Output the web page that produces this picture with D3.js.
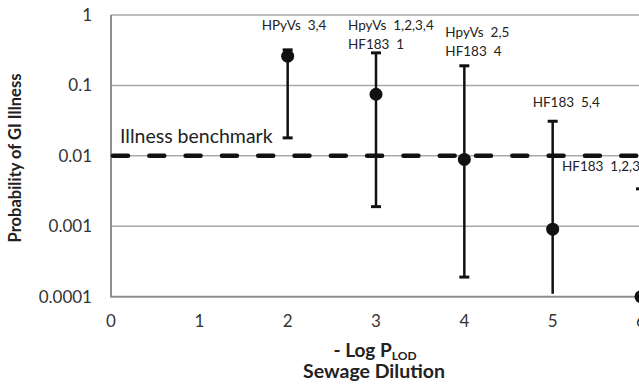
<!DOCTYPE html>
<html>
<head>
<meta charset="utf-8">
<script src="https://cdn.jsdelivr.net/npm/d3@7"></script>
<style>
	body { margin: 0; background: #fff; }
	svg { display: block; font-family: Lato, "Open Sans", sans-serif; }
	text { white-space: pre; }
</style>
</head>
<body>
<div id="chart"></div>
<script>
// data
var dilution = [2, 3, 4, 5, 6];
var probMean = [0.26, 0.075, 0.0089, 0.00091, 0.0001];
var probUpper = [0.32, 0.29, 0.19, 0.031, 0.0034];
var probLower = [0.018, 0.0019, 0.00019, 0.00011, 0.0001];
var lowerCapShown = [true, true, true, false, false];
var pointLabels = [
	["HPyVs  3,4"],
	["HpyVs  1,2,3,4", "HF183  1"],
	["HpyVs  2,5", "HF183  4"],
	["HF183  5,4"],
	["HF183  1,2,3"]
];
var xTicks = [0, 1, 2, 3, 4, 5, 6];
var yTicks = [1, 0.1, 0.01, 0.001, 0.0001];
var yTickLabels = ["1", "0.1", "0.01", "0.001", "0.0001"];
var benchmark = 0.01;

var width = 639, height = 384;
var plotLeft = 111, plotTop = 15, plotBottom = 296.7;

var svg = d3.select("#chart").append("svg")
	.attr("width", width).attr("height", height);

var x = d3.scaleLinear().domain([0, 6]).range([plotLeft, 641]);
var y = d3.scaleLog().domain([0.0001, 1]).range([plotBottom, plotTop]);

// gridlines
svg.append("g").selectAll("line")
	.data(yTicks.slice(0, 4))
	.enter().append("line")
	.attr("x1", plotLeft).attr("x2", width)
	.attr("y1", function (d) { return y(d); })
	.attr("y2", function (d) { return y(d); })
	.attr("stroke", "#a9a9a9").attr("stroke-width", 1.5);

// axes lines
svg.append("line")
	.attr("x1", plotLeft).attr("x2", plotLeft).attr("y1", plotTop).attr("y2", plotBottom)
	.attr("stroke", "#8e8e8e").attr("stroke-width", 2);
svg.append("line")
	.attr("x1", plotLeft - 1).attr("x2", width).attr("y1", plotBottom).attr("y2", plotBottom)
	.attr("stroke", "#8e8e8e").attr("stroke-width", 2);

// tick labels
svg.append("g").selectAll("text")
	.data(yTicks)
	.enter().append("text")
	.attr("x", 92)
	.attr("y", function (d) { return y(d) + 6; })
	.attr("text-anchor", "end")
	.attr("font-size", 17).attr("fill", "#333")
	.text(function (d, i) { return yTickLabels[i]; });

svg.append("g").selectAll("text")
	.data(xTicks)
	.enter().append("text")
	.attr("x", function (d) { return x(d); })
	.attr("y", 327)
	.attr("text-anchor", "middle")
	.attr("font-size", 17).attr("fill", "#333")
	.text(function (d) { return d; });

// benchmark line
svg.append("line")
	.attr("x1", plotLeft + 2).attr("x2", width)
	.attr("y1", y(benchmark)).attr("y2", y(benchmark))
	.attr("stroke", "#111").attr("stroke-width", 4.5)
	.attr("stroke-linecap", "round")
	.attr("stroke-dasharray", "15,21.3")
	.attr("stroke-dashoffset", 0);

svg.append("text")
	.attr("x", 120).attr("y", 143)
	.attr("font-size", 19.5).attr("fill", "#222")
	.text("Illness benchmark");

// error bars
var bars = svg.append("g").selectAll("g")
	.data(dilution)
	.enter().append("g");

bars.append("line")
	.attr("x1", function (d) { return x(d); })
	.attr("x2", function (d) { return x(d); })
	.attr("y1", function (d, i) { return y(probUpper[i]); })
	.attr("y2", function (d, i) { return y(probLower[i]); })
	.attr("stroke", "#111").attr("stroke-width", 2.5);

bars.append("line")
	.attr("x1", function (d) { return x(d) - 5; })
	.attr("x2", function (d) { return x(d) + 5; })
	.attr("y1", function (d, i) { return y(probUpper[i]); })
	.attr("y2", function (d, i) { return y(probUpper[i]); })
	.attr("stroke", "#111").attr("stroke-width", 3);

bars.filter(function (d, i) { return lowerCapShown[i]; })
	.append("line")
	.attr("x1", function (d) { return x(d) - 5; })
	.attr("x2", function (d) { return x(d) + 5; })
	.attr("y1", function (d) { return y(probLower[dilution.indexOf(d)]); })
	.attr("y2", function (d) { return y(probLower[dilution.indexOf(d)]); })
	.attr("stroke", "#111").attr("stroke-width", 3);

bars.append("circle")
	.attr("cx", function (d) { return x(d); })
	.attr("cy", function (d, i) { return y(probMean[i]); })
	.attr("r", 6.5)
	.attr("fill", "#111");

// labels above the bars
var labelDx = [-26, -28, -19, -20, -79];
var labelY = [30, 30, 37, 107, 171];
bars.each(function (d, i) {
	var g = d3.select(this);
	pointLabels[i].forEach(function (line, k) {
		g.append("text")
			.attr("x", x(d) + labelDx[i])
			.attr("y", labelY[i] + k * 18.5)
			.attr("font-size", 13.5).attr("fill", "#222")
			.text(line);
	});
});

// axis titles
svg.append("text")
	.attr("transform", "translate(21,158) rotate(-90)")
	.attr("text-anchor", "middle")
	.attr("font-size", 16.5).attr("font-weight", "bold").attr("fill", "#222")
	.text("Probability of GI Illness");

var xt = svg.append("text")
	.attr("x", 375).attr("y", 357)
	.attr("text-anchor", "middle")
	.attr("font-size", 19).attr("font-weight", "bold").attr("fill", "#222");
xt.append("tspan").text("- Log P");
xt.append("tspan").attr("font-size", 12).attr("dy", 3).text("LOD");

svg.append("text")
	.attr("x", 374).attr("y", 378)
	.attr("text-anchor", "middle")
	.attr("font-size", 19.5).attr("font-weight", "bold").attr("fill", "#222")
	.text("Sewage Dilution");
</script>
</body>
</html>
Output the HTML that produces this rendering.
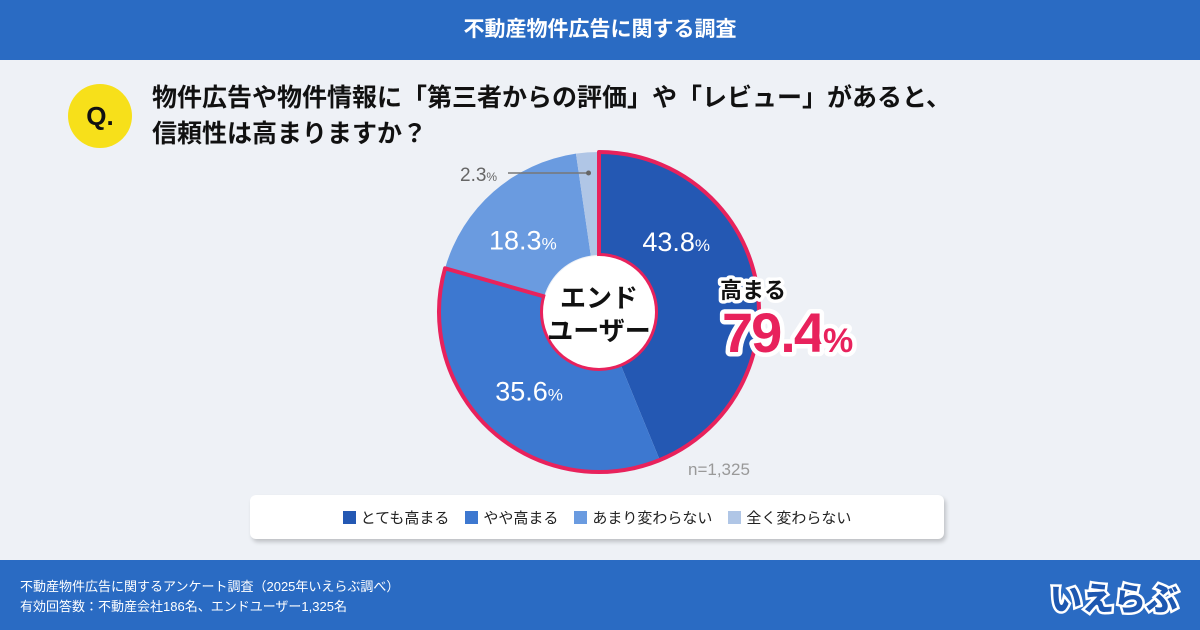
<!DOCTYPE html>
<html><head><meta charset="utf-8"><style>
body{margin:0;width:1200px;height:630px;overflow:hidden;font-family:"Liberation Sans","Noto Sans CJK JP",sans-serif;background:#eef1f6;position:relative}
.hdr{position:absolute;left:0;top:0;width:1200px;height:60px;background:#2a6bc3;color:#fff;font-weight:bold;font-size:21px;text-align:center;line-height:60px}
.ftr{position:absolute;left:0;top:560px;width:1200px;height:70px;background:#2a6bc3;color:#fff;font-size:13px}
.q{position:absolute;left:68px;top:84px;width:64px;height:64px;border-radius:50%;background:#f7e01a;font-size:26px;font-weight:bold;text-align:center;line-height:64px;color:#111}
.qt{position:absolute;left:152px;top:80px;font-size:25px;font-weight:bold;color:#111;line-height:36px}
.leg{position:absolute;left:250px;top:495px;width:694px;height:44px;background:#fff;border-radius:6px;box-shadow:2px 3px 4px rgba(0,0,0,.2);font-size:15px;color:#222;display:flex;justify-content:center;align-items:center;gap:16px}
.leg span i{display:inline-block;width:13px;height:13px;margin-right:5px;vertical-align:-1px}
</style></head><body>
<div class="hdr">不動産物件広告に関する調査</div>
<div class="q">Q.</div>
<div class="qt">物件広告や物件情報に「第三者からの評価」や「レビュー」があると、<br>信頼性は高まりますか？</div>
<svg id="chart" width="1200" height="630" style="position:absolute;left:0;top:0"></svg>
<div class="leg">
<span><i style="background:#2458b3"></i>とても高まる</span>
<span><i style="background:#3d78d0"></i>やや高まる</span>
<span><i style="background:#6a9be0"></i>あまり変わらない</span>
<span><i style="background:#b0c6e6"></i>全く変わらない</span>
</div>
<div class="ftr">
<div style="position:absolute;left:20px;top:17px;line-height:20px">不動産物件広告に関するアンケート調査（2025年いえらぶ調べ）<br>有効回答数：不動産会社186名、エンドユーザー1,325名</div>
<div style="position:absolute;right:22px;top:14px;font-size:32px;font-weight:900;color:#1d57b0;-webkit-text-stroke:5px #fff;paint-order:stroke fill">いえらぶ</div>
</div>
<script>
const categories=["とても高まる","やや高まる","あまり変わらない","全く変わらない"];
const values=[43.8,35.6,18.3,2.3];
const labels=["43.8","35.6","18.3","2.3"];
const colors=["#2458b3","#3d78d0","#6a9be0","#b0c6e6"];
const labelFrac=[0.3,0.5,0.42,0.5];
const svg=document.getElementById('chart');const NS="http://www.w3.org/2000/svg";
const cx=599,cy=312,R=160,r0=57;
const total=values.reduce((a,b)=>a+b,0);
function ang(v){return v/total*2*Math.PI;}
function pt(a,r){return [cx+r*Math.sin(a),cy-r*Math.cos(a)];}
function arc(a0,a1,ro,ri){const l=(a1-a0)>Math.PI?1:0;const p1=pt(a0,ro),p2=pt(a1,ro),p3=pt(a1,ri),p4=pt(a0,ri);
return `M${p1}A${ro},${ro} 0 ${l} 1 ${p2}L${p3}A${ri},${ri} 0 ${l} 0 ${p4}Z`;}
function mk(t,at){const e=document.createElementNS(NS,t);for(const k in at)e.setAttribute(k,at[k]);svg.appendChild(e);return e;}
let a=0;const starts=[];
values.forEach((v,i)=>{const a1=a+ang(v);starts.push([a,a1]);
const p=mk('path',{d:arc(a,a1,R,r0),fill:colors[i]});


a=a1;});
const hl=mk('path',{d:arc(0,ang(values[0]+values[1]),R,r0),fill:'none',stroke:'#e8225c','stroke-width':4,'stroke-linejoin':'round'});


mk('circle',{cx:cx,cy:cy,r:r0-1,fill:'#fff'});
const ct=mk('text',{x:cx,y:cy-5,'text-anchor':'middle','font-size':26,'font-weight':'bold',fill:'#111'});ct.textContent='エンド';


const ct2=mk('text',{x:cx,y:cy+28,'text-anchor':'middle','font-size':26,'font-weight':'bold',fill:'#111'});ct2.textContent='ユーザー';


values.forEach((v,i)=>{const [s,e]=starts[i];const m=s+(e-s)*labelFrac[i];
if(i<3){const p=pt(m,105);const t=mk('text',{x:p[0],y:p[1]+10,'text-anchor':'middle','font-size':27,fill:'#fff'});
t.innerHTML=labels[i]+'<tspan font-size="17">%</tspan>';

}
else{const p=pt(m,145);mk('line',{x1:p[0],y1:173,x2:508,y2:173,stroke:'#777','stroke-width':1.5});mk('circle',{cx:p[0],cy:173,r:2.5,fill:'#666'});
const t=mk('text',{x:460,y:181,'font-size':19,fill:'#666'});t.innerHTML=labels[i]+'<tspan font-size="12">%</tspan>';

}
});
const sumT=(values[0]+values[1]).toFixed(1);
const h=mk('text',{x:720,y:298,'font-size':22,'font-weight':'bold',fill:'#111',stroke:'#fff','stroke-width':7,'paint-order':'stroke','stroke-linejoin':'round'});h.textContent='高まる';


const hv=mk('text',{x:722,y:352,'font-size':56,'font-weight':'bold',fill:'#e8225c',stroke:'#fff','stroke-width':9,'paint-order':'stroke','stroke-linejoin':'round','letter-spacing':'-2'});hv.innerHTML=sumT+'<tspan font-size="34">%</tspan>';


const n=mk('text',{x:688,y:475,'font-size':17,fill:'#999'});n.textContent='n=1,325';


</script>
</body></html>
┄┄┄┄┄┄┄┄┄┄
• [GOAL]: Take every line from the data above that holds "this" and copy it out.

• [SOLUTION]:
Output the web page that produces this picture with D3.js.
	var g = d3.select(this);
Output the HTML that produces this rendering.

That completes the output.